Could this be the end of coppers?


March 2018

Could this be the end of coppers?

The future of one and two penny coins could be in doubt after a Treasury review into their utility found a sharp decline in demand in cash transfers had hit copper coins hardest.

The Treasury’s consultation report suggests that 60% of all copper coins are only ever used in transactions once before ending up in saving jars, cash processing companies, or, for approximately one in twelve copper coins, the bin.

The report stated that “From an economic perspective, having large numbers of denominations that are not in demand, saved by the public, or in long-term storage at cash processors rather than used in circulation does not contribute to an efficient or cost effective cash cycle.”  1p and 2p coins alone are not legal tender for transactions over 20p, and are therefore generally stored or discarded after their first use.

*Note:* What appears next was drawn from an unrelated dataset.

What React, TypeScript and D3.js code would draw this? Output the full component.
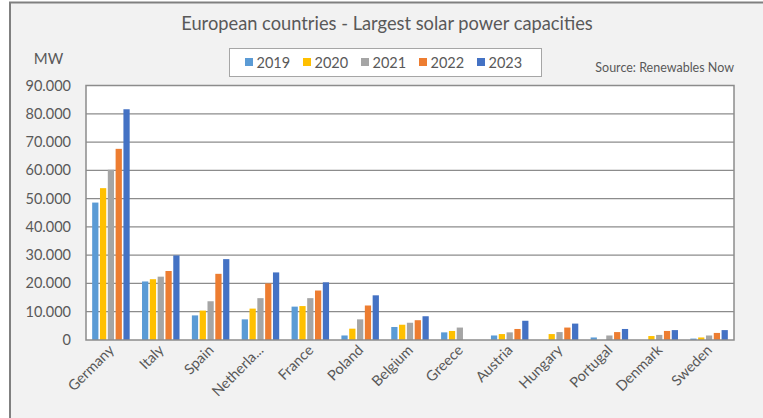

The treasury produces more than 500 million copper coins each year to replace those taken out of circulation through being put into storage, and copper coins make up approximately 40% of all currency in circulation.  Sarah Coles, a Hargreaves Lansdown analyst, said that “when it costs more to produce and distribute a coin than the coin itself is worth, governments tend to decide it’s a spent force.”  In general, cash only accounts for around 15% of transactions as per the last figures released (2015), and the rise of contactless payment methods in the last couple of years has surely reduced that figure.

Many countries have already removed low denomination coins from circulation, including Australia, Sweden, and Canada – where Mark Carney, the current governor the Bank of England, is from.

These changes have been mooted before, such as in 2013 when the then Chancellor of the Exchequer, George Osborne, considered the possibility that Britain could follow Canada when they removed their copper coins from circulation.  At the time, Alec Chrystal, a professor at the Cass Business School, noted that the decision would be made centrally but would be forced by the people rather than government policy. He said: “It will be driven by demand, rather than supply.  If we do not use them, then they will drop out of circulation.  There are still plenty of places around that need them, not least charities which might well be upset if they were to go.”  David Cameron quashed the idea at the time over fears of public disapproval.

At the other end of the scale, the validity of the £50 note is also in doubt.  The Treasury report noted that it is almost never used for normal everyday transactions, and that “there is also a perception among some that £50 notes are used for money laundering, hidden economic activity and tax evasion.  £50 notes are large enough to be worthwhile keeping in bulk as investment, alongside similarly large denominations of euros and dollars.

The research process is continuing until June, with individuals being asked the question: “Does the current denominational mix (eight coins and four banknotes) meet your current and future needs?  If not, how should it change?”